TVSERIAL: Dall’invidia sociale all’arrivismo, all’interno del personaggio di Jadue e della sua vicenda ci sono note universale alla natura umana. Qual è il tuo giudizio da attore nei confronti del tuo personaggio: indulgente o severo?
PARRA: Io parto sempre dal presupposto che i personaggi non siano né buoni né cattivi: ad attrarmi è la complessità umana dei personaggi che interpreto.
Quando sono nel processo creativo dei personaggi realmente esistiti, io mi converto in un loro profondo difensore, perché il fatto di essere attore mi permette di entrare nei loro panno. Quando li stavo interpretando, ero in grado di giustificare Escobar, così come di difendere Chavez. Anche nel caso di El Presidente ci sono riuscito. Quanto a Jadue, lo considero un personaggio tragicomico perché ha questo desiderio aspirazionale, questo arrivismo di andare sempre più in alto, di migliorare il proprio status sociale, economico, il proprio aspetto fisico, vessato da una moglie che lo mette costantemente sotto pressione.
Sergio riuscirà finalmente ad ottenere il titolo di presidente dell’associazione nazionale calcistica cilena, e sarà allora che scopre un sistema che opera già attraverso delle regole ben precise.
Sergio è un po’ come il politico giovane che si affaccia al mondo della politica e vuole rivoluzionarlo: a un certo punto si renderà conto che è un ambiente troppo corrotto per poter lavorare secondo i propri principi, e allora dovrà decidere se accettare la bustarella o meno.
Sergio Jadue si butterà a capofitto in quel mondo: è facile giudicare, ma io stesso mi domando cosa farei se fossi al suo posto.
TVSERIAL: Proprio come viene detto a Sergio nel primo episodio, “O mangiano tutti, o non mangia nessuno”. Qual è, a tuo parere, l’elemento più curioso che emerge della realtà di FIFA una volta squarciato il velo?
PARRA: Prima di questa serie, consideravo il calcio soltanto come un divertimento: non avrei immaginato quanto dolore ci fosse dietro. La FIFA è prima di tutto un business.
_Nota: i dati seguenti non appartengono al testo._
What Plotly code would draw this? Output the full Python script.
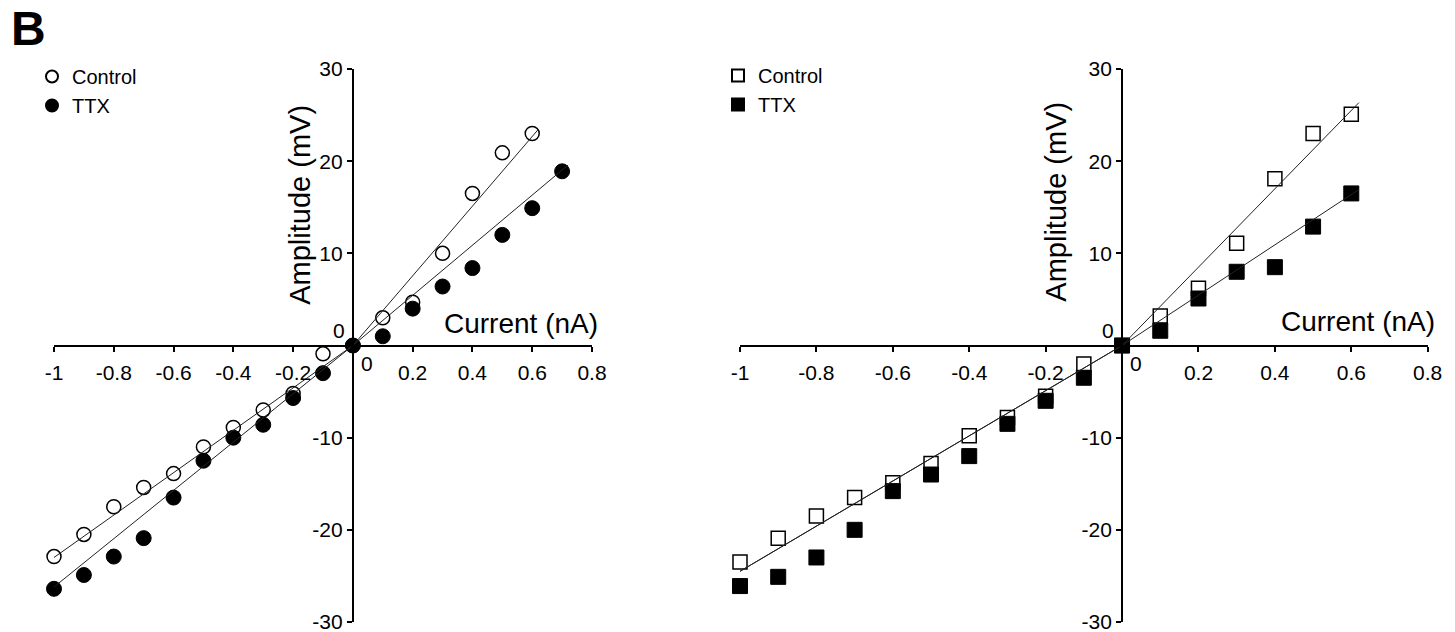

Questa è la grande rivelazione di El Presidente ed è ciò che mi affascina maggiormente.
Il ruolo di Pablo Escobar, per esempio, mi ha regalato nella vita la consapevolezza di non essere più così ingenuo politicamente nei confronti del mio Paese, la Colombia. Anche la parte di Chavez, ma su una scala mondiale.
TVSERIAL: “Tutto passa” è l’iscrizione incisa sull’anello di Julio Grondona, voce narrante nonché padrino del calcio sudamericano. Perché secondo te una vicenda come quello del FIFA Gate ha avuto così poca risonanza in Europa: è vero che tendiamo a ripetere la storia perché ce la dimentichiamo?
PARRA: Andando al di là della serie, se si volesse veramente che uno scandalo di corruzione di questa portata conducesse ad un reale cambiamento bisognerebbe reinventare il calcio e riconcepirne l’organizzazione a livello mondiale. Difficilmente chi è al potere, e chi trae beneficio da questo sistema, lo permetterebbe.
Proprio come riporta l’anello di Grondona, tutto è passato. Sono cambiate alcune regole sugli statuti, ma ci sono state delle mani molto potenti dietro il business e questo è un fatto economico e politico. Il calcio è un grande strumento di potere.